The dinghy ride was fast. There were several other tourists already on the island…that’s right, I said tourists, not cruisers like us. These people are obviously on vacation, most of them rented small powerboats to explore the area. Its very common in this area (which we learned later). Oh well, though its not our favorite, we didn’t let it bother us a drop.
Upon landing the shore, we discovered that we hit the SEA BISCUIT JACKPOT! Apparently this island used to be a lot smaller, and almost completely submerged. The coral reef WAS this island at one time. But over the years, the water has grown more shallow (or non-existent), exposing the reef to the sun. This means that a huge span of reef is now fossilized right here.
There were tons of shells all over the place. Conch, snails, sea biscuits, brain coral. Jake and I spent an hour hiking around the entire place. It was all so beautiful. But it was shell-overload. We couldn’t carry the large shells with the smaller ones, so Jake went back to grab a bucket from the dinghy.
I have to say that it felt so refreshing to be out here this morning. To stand on hard ground, soaking up the rays, searching for shells and other cool things. Felt like a child again…enjoying the simple life.

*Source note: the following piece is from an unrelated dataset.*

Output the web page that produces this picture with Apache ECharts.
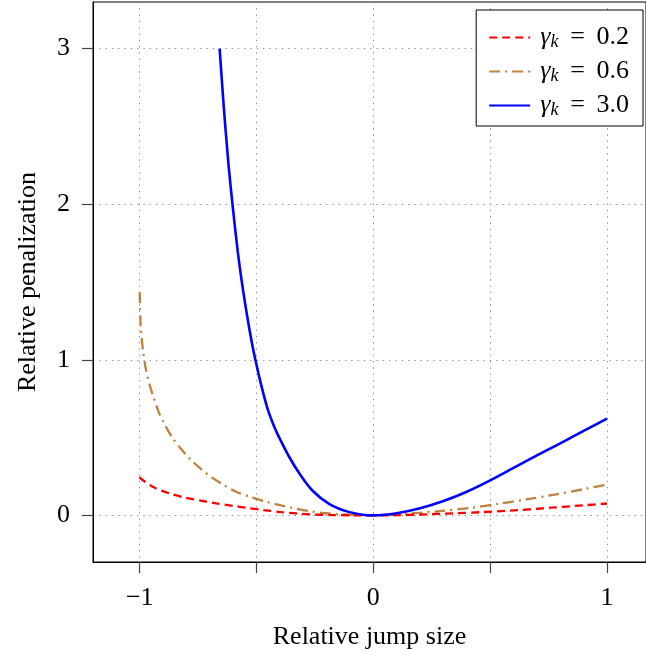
<!DOCTYPE html>
<html>
<head>
<meta charset="utf-8">
<script src="https://cdn.jsdelivr.net/npm/echarts@6/dist/echarts.min.js"></script>
<style>html,body{margin:0;padding:0;background:#fff}#c{width:646px;height:655px}</style>
</head>
<body>
<div id="c"></div>
<script>
// Data
const seriesNames = ['0.2', '0.6', '3.0'];
const redX = [-1, -0.996, -0.936, -0.872, -0.809, -0.74, -0.674, -0.6, -0.545, -0.47, -0.395, -0.33, -0.267, -0.18, -0.09, 0, 0.1, 0.2, 0.34, 0.468, 0.625, 0.761, 0.896, 1];
const redY = [0.248, 0.237, 0.177, 0.141, 0.115, 0.095, 0.077, 0.061, 0.049, 0.034, 0.021, 0.012, 0.006, 0.002, 0.0005, 0, 0.001, 0.005, 0.013, 0.021, 0.034, 0.049, 0.064, 0.076];
const brownX = [-1, -0.996, -0.986, -0.974, -0.957, -0.94, -0.919, -0.893, -0.858, -0.822, -0.78, -0.737, -0.692, -0.64, -0.588, -0.52, -0.46, -0.39, -0.338, -0.27, -0.217, -0.14, -0.07, 0, 0.07, 0.154, 0.283, 0.411, 0.532, 0.654, 0.782, 0.903, 1];
const brownY = [1.434, 1.22, 1.06, 0.942, 0.835, 0.756, 0.665, 0.583, 0.494, 0.425, 0.355, 0.297, 0.244, 0.195, 0.152, 0.115, 0.088, 0.062, 0.045, 0.026, 0.015, 0.006, 0.0015, 0, 0.002, 0.011, 0.027, 0.047, 0.073, 0.102, 0.135, 0.169, 0.198];
const blueX = [-0.658, -0.64, -0.62, -0.603, -0.58, -0.56, -0.54, -0.52, -0.505, -0.48, -0.45, -0.421, -0.403, -0.36, -0.317, -0.26, -0.188, -0.117, -0.046, 0, 0.1, 0.2, 0.3, 0.4, 0.5, 0.6, 0.7, 0.8, 0.9, 1];
const blueY = [3.0, 2.62, 2.255, 2.0, 1.69, 1.47, 1.28, 1.11, 1.0, 0.837, 0.671, 0.558, 0.5, 0.375, 0.27, 0.158, 0.072, 0.027, 0.004, 0, 0.013, 0.045, 0.092, 0.152, 0.225, 0.305, 0.385, 0.463, 0.543, 0.622];
const xTicks = [-1, -0.5, 0, 0.5, 1];
const xTickLabels = ['\u22121', '', '0', '', '1'];
const yTicks = [0, 1, 2, 3];
const yTickLabels = ['0', '1', '2', '3'];

const pairs = (xs, ys) => xs.map((x, i) => [x, ys[i]]);
const font = 'Liberation Serif';
const fs = 26;

const chart = echarts.init(document.getElementById('c'), null, {renderer: 'canvas'});
const gridLine = {show: true, lineStyle: {color: '#8a8a8a', width: 1, type: [1.3, 5]}};
chart.setOption({
  animation: false,
  backgroundColor: '#fff',
  textStyle: {fontFamily: font},
  grid: {left: 93, top: 2, right: 0, bottom: 92, show: true, borderColor: '#000', borderWidth: 1, containLabel: false},
  xAxis: {
    type: 'value', min: -1.2, max: 1.167,
    name: 'Relative jump size', nameLocation: 'middle', nameGap: 62,
    nameTextStyle: {fontFamily: font, fontSize: fs, color: '#000'},
    axisLine: {show: true, onZero: false, lineStyle: {color: '#000', width: 1}},
    axisTick: {show: true, length: 11, customValues: xTicks, lineStyle: {color: '#444', width: 1.2}},
    axisLabel: {customValues: xTicks, margin: 23, fontFamily: font, fontSize: fs, color: '#000',
      formatter: v => { const i = xTicks.findIndex(t => Math.abs(t - v) < 1e-9); return i >= 0 ? xTickLabels[i] : ''; }},
    splitLine: gridLine
  },
  yAxis: {
    type: 'value', min: -0.3, max: 3.3,
    name: 'Relative penalization', nameLocation: 'middle', nameGap: 52, nameRotate: 90,
    nameTextStyle: {fontFamily: font, fontSize: fs, color: '#000'},
    axisLine: {show: true, onZero: false, lineStyle: {color: '#000', width: 1}},
    axisTick: {show: true, length: 11, customValues: yTicks, lineStyle: {color: '#444', width: 1.2}},
    axisLabel: {customValues: yTicks, margin: 23, fontFamily: font, fontSize: fs, color: '#000',
      formatter: v => { const i = yTicks.findIndex(t => Math.abs(t - v) < 1e-9); return i >= 0 ? yTickLabels[i] : ''; }},
    splitLine: gridLine
  },
  legend: {
    orient: 'vertical', right: 3, top: 10,
    backgroundColor: '#fff', borderColor: '#000', borderWidth: 1,
    padding: [14, 14, 7, 12], itemGap: 7, itemWidth: 41, itemHeight: 14,
    itemStyle: {opacity: 0},
    data: seriesNames.map(n => ({name: n})),
    formatter: n => '{g|\u03b3}{k|k}{t| \u2009=\u2009 ' + n + '}',
    textStyle: {
      color: '#000', fontFamily: font, fontSize: fs, padding: [0, 0, 0, 5],
      rich: {
        g: {fontFamily: font, fontStyle: 'italic', fontSize: fs, lineHeight: 27, verticalAlign: 'middle'},
        k: {fontFamily: font, fontStyle: 'italic', fontSize: 18, lineHeight: 27, verticalAlign: 'bottom', padding: [9, 0, 0, 0]},
        t: {fontFamily: font, fontSize: fs, lineHeight: 27, verticalAlign: 'middle'}
      }
    }
  },
  series: [
    {name: seriesNames[0], type: 'line', data: pairs(redX, redY), smooth: 0.3, symbol: 'none', clip: true,
     lineStyle: {color: '#ff0000', width: 2.3, type: [8, 5]}, itemStyle: {color: '#ff0000'}, z: 3},
    {name: seriesNames[1], type: 'line', data: pairs(brownX, brownY), smooth: 0.3, symbol: 'none', clip: true,
     lineStyle: {color: '#bf8040', width: 2.3, type: [11, 5, 2, 5]}, itemStyle: {color: '#bf8040'}, z: 2},
    {name: seriesNames[2], type: 'line', data: pairs(blueX, blueY), smooth: 0.3, symbol: 'none', clip: true,
     lineStyle: {color: '#0000ff', width: 2.6}, itemStyle: {color: '#0000ff'}, z: 4}
  ]
});
</script>
</body>
</html>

By noon, we were kind of fried and ready to go. I was super motivated to snorkel, but it was clear the waves weren’t going to cooperate. Jake and I tried to dinghy over to some mooring balls that are right off the coral reef, but it was too crazy out there. I did get a sneak peek at some of the coral (which looked unbelievably perfect). That only made me more sad, but also determined to come back here sometime soon, when conditions were more favorable.
Back on Bosco boat, things were nuts. The boat was rolling like a madman, there was stuff all over the cockpit (looked like an explosion) and a very large rain cloud was forming just overhead. We figured that we should move on before things get worse. Maybe we can get to Marsh Harbour after all?

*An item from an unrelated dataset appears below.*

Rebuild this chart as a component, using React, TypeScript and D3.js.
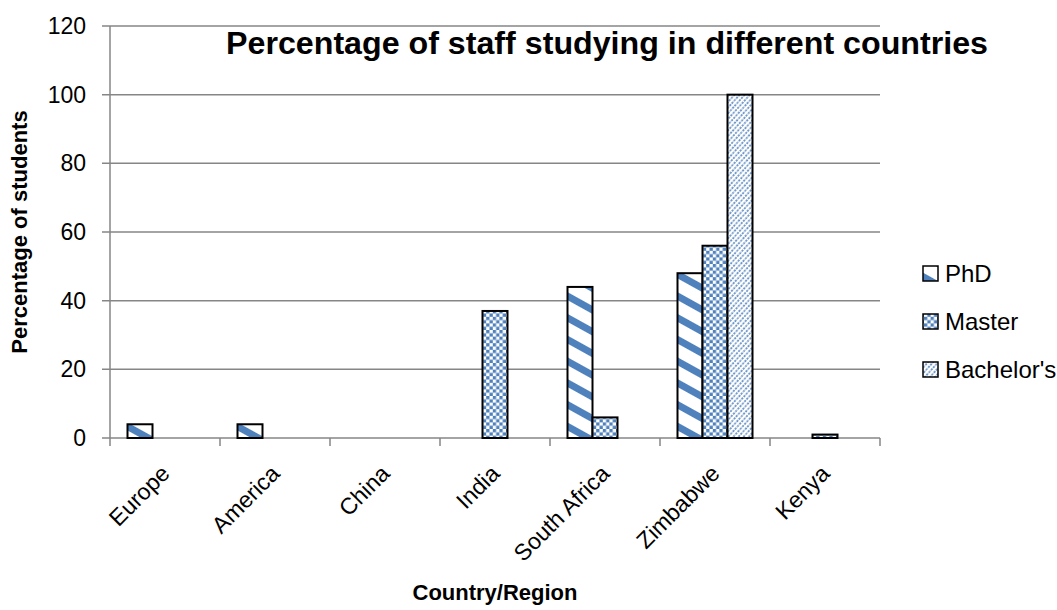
import * as d3 from "d3"

const W = 1057
const H = 610
const BLUE = "#4F81BD"
const GRID = "#868686"
const FONT = "'Liberation Sans', Arial, sans-serif"

const categories = ["Europe", "America", "China", "India", "South Africa", "Zimbabwe", "Kenya"]
const series = ["PhD", "Master", "Bachelor's"]
const phd = [4, 4, 0, 0, 44, 48, 0]
const master = [0, 0, 0, 37, 6, 56, 1]
const bachelor = [0, 0, 0, 0, 0, 100, 0]
const yTicks = [0, 20, 40, 60, 80, 100, 120]

const values = [phd, master, bachelor]
const fills = ["url(#pat-phd)", "url(#pat-master)", "url(#pat-bach)"]

const left = 110
const right = 880
const top = 26
const bottom = 438

export default function App() {
  const x = d3.scaleBand<string>().domain(categories).range([left, right]).paddingInner(0).paddingOuter(0)
  const xs = d3.scaleBand<string>().domain(series).range([0, x.bandwidth()]).paddingInner(0).paddingOuter(0.7)
  const y = d3.scaleLinear().domain([0, 120]).range([bottom, top])

  const boundaries = d3.range(categories.length + 1).map((i) => left + i * x.step())

  return (
    <div style={{ position: "absolute", left: 0, top: 0 }}>
      <svg width={W} height={H} style={{ display: "block", background: "#fff" }} fontFamily={FONT}>
        <defs>
          <pattern id="pat-phd" patternUnits="userSpaceOnUse" width={10} height={19} patternTransform="rotate(29)">
            <rect width={10} height={19} fill="#fff" />
            <rect y={0} width={10} height={7} fill={BLUE} />
          </pattern>
          <pattern id="pat-master" patternUnits="userSpaceOnUse" width={6.6} height={6.6}>
            <rect width={6.6} height={6.6} fill="#fff" />
            <rect width={3.3} height={3.3} fill={BLUE} />
            <rect x={3.3} y={3.3} width={3.3} height={3.3} fill={BLUE} />
          </pattern>
          <pattern id="pat-bach" patternUnits="userSpaceOnUse" width={3.8} height={10} patternTransform="rotate(42)">
            <rect width={3.8} height={10} fill="#fff" />
            <line x1={1} y1={0} x2={1} y2={10} stroke={BLUE} strokeWidth={1.5} strokeDasharray="2.2 1.2" />
          </pattern>
        </defs>

        {/* gridlines and y tick labels */}
        {yTicks.map((t) => (
          <g key={t}>
            <line x1={left - 8} x2={right} y1={y(t)} y2={y(t)} stroke={GRID} strokeWidth={1.5} />
            <text x={86} y={y(t)} dy="0.35em" textAnchor="end" fontSize={23} fill="#000">
              {t}
            </text>
          </g>
        ))}

        {/* y axis */}
        <line x1={left} x2={left} y1={top} y2={bottom} stroke={GRID} strokeWidth={1.5} />

        {/* x ticks */}
        {boundaries.map((bx, i) => (
          <line key={i} x1={bx} x2={bx} y1={bottom} y2={bottom + 8} stroke={GRID} strokeWidth={1.5} />
        ))}

        {/* bars */}
        {categories.map((c, ci) => (
          <g key={c} transform={`translate(${x(c)},0)`}>
            {series.map((s, si) => {
              const v = values[si][ci]
              if (!v) return null
              return (
                <rect
                  key={s}
                  x={xs(s)}
                  y={y(v)}
                  width={xs.bandwidth()}
                  height={y(0) - y(v)}
                  fill={fills[si]}
                  stroke="#000"
                  strokeWidth={2}
                />
              )
            })}
          </g>
        ))}

        {/* x labels */}
        {categories.map((c) => {
          const cx = (x(c) ?? 0) + x.bandwidth() / 2 + 6
          return (
            <text key={c} transform={`translate(${cx},475) rotate(-45)`} textAnchor="end" fontSize={23} fill="#000">
              {c}
            </text>
          )
        })}

        {/* title */}
        <text
          x={607}
          y={54}
          textAnchor="middle"
          fontSize={31}
          fontWeight="bold"
          fill="#000"
          textLength={762}
          lengthAdjust="spacingAndGlyphs"
        >
          Percentage of staff studying in different countries
        </text>

        {/* axis titles */}
        <text transform={`translate(27,232) rotate(-90)`} textAnchor="middle" fontSize={22} fontWeight="bold" fill="#000">
          Percentage of students
        </text>
        <text x={495} y={600} textAnchor="middle" fontSize={22} fontWeight="bold" fill="#000">
          Country/Region
        </text>

        {/* legend */}
        {series.map((s, i) => {
          const ly = 274 + i * 48
          return (
            <g key={s}>
              <rect x={923} y={ly - 8} width={15} height={15} fill={fills[i]} stroke="#000" strokeWidth={1.5} />
              <text x={945} y={ly} dy="0.35em" fontSize={24} fill="#000">
                {s}
              </text>
            </g>
          )
        })}
      </svg>
    </div>
  )
}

So Jake pulled the anchor, which came up very easily. I took the helm and once we turned around, things calmed down in an instant. We had to maneuver another small island before we could get back on our course. Thankfully we were also entering the protection of the Sea of Abaco, which means no more big waves for awhile. AHHH what a difference. Despite the growing wind, the water was almost dead flat. Much nicer.
The rain cloud caught up to us within 30 minutes. It didn’t look too bad at first, but then thunder and lightning accompanied the storm. Thick clouds filled in making it almost impossible to see. I can’t believe how fast this storm settled in. It didn’t seem like it was in any hurry to leave.

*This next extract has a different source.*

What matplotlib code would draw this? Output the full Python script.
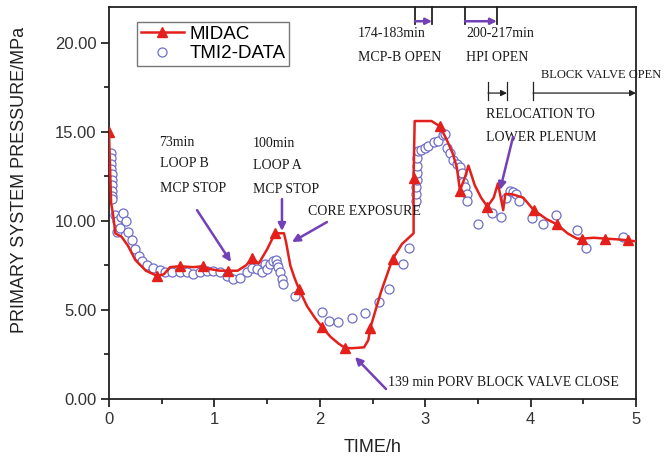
import numpy as np
import matplotlib
matplotlib.use("Agg")
import matplotlib.pyplot as plt

# MIDAC calculation (line)
midac_t = [0.00, 0.01, 0.02, 0.04, 0.06, 0.12, 0.18, 0.25, 0.35, 0.46,
           0.52, 0.58, 0.67, 0.80, 0.89, 0.95, 1.05, 1.13, 1.22, 1.30,
           1.36, 1.42, 1.50, 1.575, 1.66, 1.68, 1.72, 1.76, 1.80, 1.88,
           1.96, 2.02, 2.10, 2.18, 2.24, 2.30, 2.42, 2.46, 2.48, 2.58,
           2.69, 2.78, 2.89, 2.89, 2.90, 3.06, 3.14, 3.20, 3.26, 3.30,
           3.33, 3.38, 3.41, 3.47, 3.53, 3.59, 3.65, 3.69, 3.72, 3.74,
           3.76, 3.82, 3.93, 4.03, 4.15, 4.25, 4.35, 4.44, 4.49, 4.60,
           4.71, 4.85, 4.92, 5.00]
midac_p = [15.0, 13.0, 11.0, 10.3, 9.3, 9.1, 8.6, 7.8, 7.2, 6.9,
           7.0, 7.4, 7.45, 7.4, 7.45, 7.3, 7.2, 7.2, 7.2, 7.5,
           7.9, 7.6, 8.4, 9.3, 9.3, 8.8, 7.5, 6.8, 6.2, 5.2,
           4.5, 4.05, 3.5, 3.1, 2.87, 2.85, 2.9, 3.3, 4.0, 6.0,
           7.85, 8.7, 9.3, 12.4, 15.6, 15.6, 15.3, 14.6, 13.8, 13.0,
           11.7, 12.5, 13.1, 12.0, 11.3, 10.8, 11.3, 12.1, 11.2, 10.6,
           11.5, 11.5, 11.3, 10.6, 10.1, 9.8, 9.3, 9.0, 9.0, 9.05,
           9.0, 8.95, 8.9, 8.85]
midac_marks = [0, 9, 12, 14, 17, 20, 23, 28, 31, 34, 38, 40, 43, 46, 50,
               55, 63, 65, 68, 70, 72]

# TMI-2 plant data (open circles)
tmi_t = [0.020, 0.021, 0.022, 0.023, 0.024, 0.025, 0.026, 0.027, 0.028, 0.030,
         0.06, 0.075, 0.08, 0.10, 0.11, 0.13, 0.16, 0.18, 0.22, 0.25,
         0.28, 0.31, 0.36, 0.42, 0.48, 0.53, 0.60, 0.67, 0.74, 0.80,
         0.86, 0.93, 0.99, 1.05, 1.12, 1.18, 1.24, 1.31, 1.36, 1.40,
         1.45, 1.48, 1.50, 1.53, 1.56, 1.58, 1.59, 1.60, 1.62, 1.64,
         1.65, 1.76, 2.02, 2.09, 2.17, 2.31, 2.43, 2.56, 2.66, 2.79,
         2.85, 2.91, 2.91, 2.91, 2.92, 2.92, 2.92, 2.92, 2.93, 2.96,
         3.00, 3.03, 3.08, 3.12, 3.17, 3.19, 3.21, 3.235, 3.26, 3.30,
         3.33, 3.35, 3.36, 3.38, 3.40, 3.40, 3.50, 3.63, 3.72, 3.77,
         3.80, 3.83, 3.86, 3.89, 4.01, 4.12, 4.24, 4.44, 4.53, 4.88]
tmi_p = [13.8, 13.5, 13.2, 12.9, 12.6, 12.3, 12.0, 11.7, 11.4, 11.2,
         10.3, 9.4, 10.0, 9.6, 10.2, 10.45, 10.0, 9.4, 8.9, 8.4,
         8.0, 7.75, 7.5, 7.35, 7.25, 7.1, 7.1, 7.1, 7.1, 7.0,
         7.1, 7.2, 7.2, 7.1, 6.9, 6.75, 6.8, 7.1, 7.35, 7.3,
         7.1, 7.6, 7.3, 7.6, 7.75, 7.8, 7.6, 7.4, 7.1, 6.75,
         6.45, 5.8, 4.9, 4.4, 4.3, 4.55, 4.85, 5.45, 6.2, 7.6,
         8.5, 11.1, 11.5, 11.9, 12.3, 12.7, 13.1, 13.5, 13.9, 14.0,
         14.1, 14.2, 14.4, 14.5, 14.8, 14.9, 14.1, 13.8, 13.4, 13.2,
         13.0, 12.7, 12.2, 11.9, 11.5, 11.1, 9.8, 10.45, 10.2, 11.3,
         11.7, 11.6, 11.5, 11.1, 10.15, 9.8, 10.3, 9.5, 8.5, 9.1]

red = "#E3201B"
blue = "#6F6FC6"
purple = "#7440B8"
txt_font = "Liberation Serif"

fig = plt.figure(figsize=(6.65, 4.59), dpi=100)
ax = fig.add_axes([109 / 665, 1 - 399 / 459, 527 / 665, 392 / 459])

ax.plot(midac_t, midac_p, color=red, lw=1.8, marker="^", markersize=7.5,
        markevery=midac_marks, label="MIDAC", zorder=3)
ax.plot(tmi_t, tmi_p, ls="none", marker="o", markersize=6.5, mfc="white",
        mec=blue, mew=0.9, label="TMI2-DATA", zorder=2)

ax.set_xlim(0, 5)
ax.set_ylim(0, 22)
ax.set_xticks([0, 1, 2, 3, 4, 5])
ax.set_xticks(np.arange(0.5, 5, 1), minor=True)
ax.set_yticks([0, 5, 10, 15, 20])
ax.set_yticks([2.5, 7.5, 12.5, 17.5], minor=True)
ax.set_yticklabels(["%.2f" % v for v in [0, 5, 10, 15, 20]])
ax.tick_params(which="major", direction="out", length=6, width=1.1,
               labelsize=12, labelcolor="#333333", pad=3)
ax.tick_params(which="minor", direction="out", length=3.5, width=1.1)
for s in ax.spines.values():
    s.set_linewidth(1.3)
    s.set_color("#222222")
for lab in ax.get_xticklabels() + ax.get_yticklabels():
    lab.set_family("Liberation Sans")

ax.set_xlabel("TIME/h", fontsize=13, family="Liberation Sans", va="center",
              color="#222222")
ax.set_ylabel("PRIMARY SYSTEM PRESSURE/MPa", fontsize=13,
              family="Liberation Sans", va="center", color="#222222")
ax.xaxis.set_label_coords(0.5, -0.125)
ax.yaxis.set_label_coords(-0.169, 0.559)

leg = ax.legend(loc="upper left", bbox_to_anchor=(0.053, 0.962), frameon=True,
                fancybox=False, edgecolor="#555555", borderpad=0.2,
                labelspacing=0.12, handlelength=2.3, handletextpad=0.3,
                borderaxespad=0, prop={"family": "Liberation Sans", "size": 13.5})
leg.get_frame().set_linewidth(1.0)

# annotation text
tk = dict(family=txt_font, fontsize=10, color="#1a1a1a", va="center", ha="left")
notes = [
    (0.48, 14.42, "73min"), (0.48, 13.19, "LOOP B"), (0.48, 11.84, "MCP STOP"),
    (1.365, 14.36, "100min"), (1.365, 13.13, "LOOP A"), (1.365, 11.73, "MCP STOP"),
    (1.89, 10.50, "CORE EXPOSURE"),
    (2.362, 20.54, "174-183min"), (2.362, 19.19, "MCP-B OPEN"),
    (3.387, 20.54, "200-217min"), (3.387, 19.19, "HPI OPEN"),
    (3.577, 15.94, "RELOCATION TO"), (3.577, 14.70, "LOWER PLENUM"),
    (2.647, 0.95, "139 min PORV BLOCK VALVE CLOSE"),
]
for x, y, s in notes:
    ax.text(x, y, s, clip_on=False, **tk)
ax.text(4.097, 18.18, "BLOCK VALVE OPEN", clip_on=False,
        **dict(tk, fontsize=9))

# purple arrows
arrows = [((0.835, 10.6), (1.157, 7.69)),
          ((1.641, 11.22), (1.641, 9.43)),
          ((2.068, 9.93), (1.736, 8.81)),
          ((2.628, 0.56), (2.334, 2.36)),
          ((3.833, 14.70), (3.710, 11.73))]
for a, b in arrows:
    ax.annotate("", xy=b, xytext=a,
                arrowprops=dict(arrowstyle="-|>", color=purple, lw=1.8,
                                mutation_scale=11, shrinkA=0, shrinkB=0))

# bracket markers at top
for x0, x1 in [(2.903, 3.065), (3.378, 3.68)]:
    for xx in (x0, x1):
        ax.plot([xx, xx], [21.05, 22], color="#222222", lw=1.3, clip_on=False)
    ax.annotate("", xy=(x1, 21.2), xytext=(x0, 21.2),
                arrowprops=dict(arrowstyle="-|>", color=purple, lw=1.8,
                                mutation_scale=9, shrinkA=0, shrinkB=0))
for xx in (3.596, 3.776, 4.023):
    ax.plot([xx, xx], [16.78, 17.79], color="#222222", lw=0.9, clip_on=False)
for x0, x1 in [(3.596, 3.776), (4.023, 5.0)]:
    ax.annotate("", xy=(x1, 17.17), xytext=(x0, 17.17),
                arrowprops=dict(arrowstyle="-|>", color="#222222", lw=0.9,
                                mutation_scale=9, shrinkA=0, shrinkB=0))

fig.savefig("out.png", dpi=100)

The passage felt slow now. We had to wind around a few more shallow areas that put us a bit off path. And with the weather steadily growing worse, we needed a new plan.
I scanned the charts to see if there was an alternative anchorage for us to wait this out. There is a tiny little cove on the west side, called Cormorant Cay. It didn’t boast much depth of water, but looked to be mostly protected from this weather direction. Plus its only a few miles ahead (instead of another 15). Good enough for us!
Rain poured. Thunder rumbled and lightening lit up the sky. Jake ran out to open the fresh water through-hull, to attempt to collect some fresh water. Meanwhile I steered us into the anchorage just before the worst of the storm dumped on us.
Jake was soaked within seconds of going back out to drop the anchor (for the second time today). It set without issue and we were sitting pretty. I couldn’t help but marvel at this gorgeous sight. There were little coves and islands dotted all around us great for exploring. The mist in the air gave it a magical quality.
I worked on cleaning the cockpit (and down below) while Jake prepped the water catchment system. The rain subsided but kept falling for another hour without any wind to speak of. It was perfect and we managed to collect 15 gallons of water!
It took me awhile to clean and pack the shells. The final tally was 32 sea biscuits (small and large), 4 brain coral, 5 conch shells and 6 black and white sparkly snail shells. Everything was either fossilized, dead or both and polished from the sand and sun. I’m planning to preserve these things and give them away to family and friends as gifts.
Then I decided to take my first long, HOT shower in what felt like forever. Jake whipped up some hot cocoa which tasted awesome and warmed my insides even more. I could have easily curled up and gone to sleep. But for some reason I couldn’t resist the urge to go out and explore this place. Once the rain cleared I took the SUP and paddled to shore with a walkie talkie and my camera. Jake hung back to relax.
The island was so cool. On one side, the Sea of Abaco. The other side is lined with small “lakes” and rivers and winding limestone features, trees, sandy beaches and little inlets. It would be so tempting to paddle all around this place if I had more energy. I decided to hike instead.
This is a popular spot for people to fish, and that was made evident with the homemade fish cleaning station. There were a few camp fire rings. There is also an interesting water hose system adhered to a large tree. Perhaps this is what people use to clean fish with fresh water? It seemed an ingenious rigging system.
Time flew by while I scoured for cool shells or sea critters to witness. There were a lot of tiny snails and other shelled critters that I can’t name that had my attention for awhile. I also met a cute little lizard and saw a few water birds. The sound of nature is music to my ears.
I was brought out of my reverie by the sound of thunder in the distance. I guess its time to head back to the boat, because a huge dark cloud was coming in fast. It took me about 15 minutes to hike back to the SUP and back to Bosco. Just as I closed the gap, a huge flash of lightening crashed overhead. Yikes that was scary!
Both of us were exhausted from the day, but very happy to be in this perfect spot. It was only 5PM and we were ready for bed. But we didn’t give in. Instead I made us a huge pot of homemade ramen with tons of dehydrated veggies, carrots, cabbage, leeks, onions, chicken, spinach, celery and mushrooms. It was so delicious after this soggy day.
Maybe tomorrow we’ll make it to Marsh Harbour?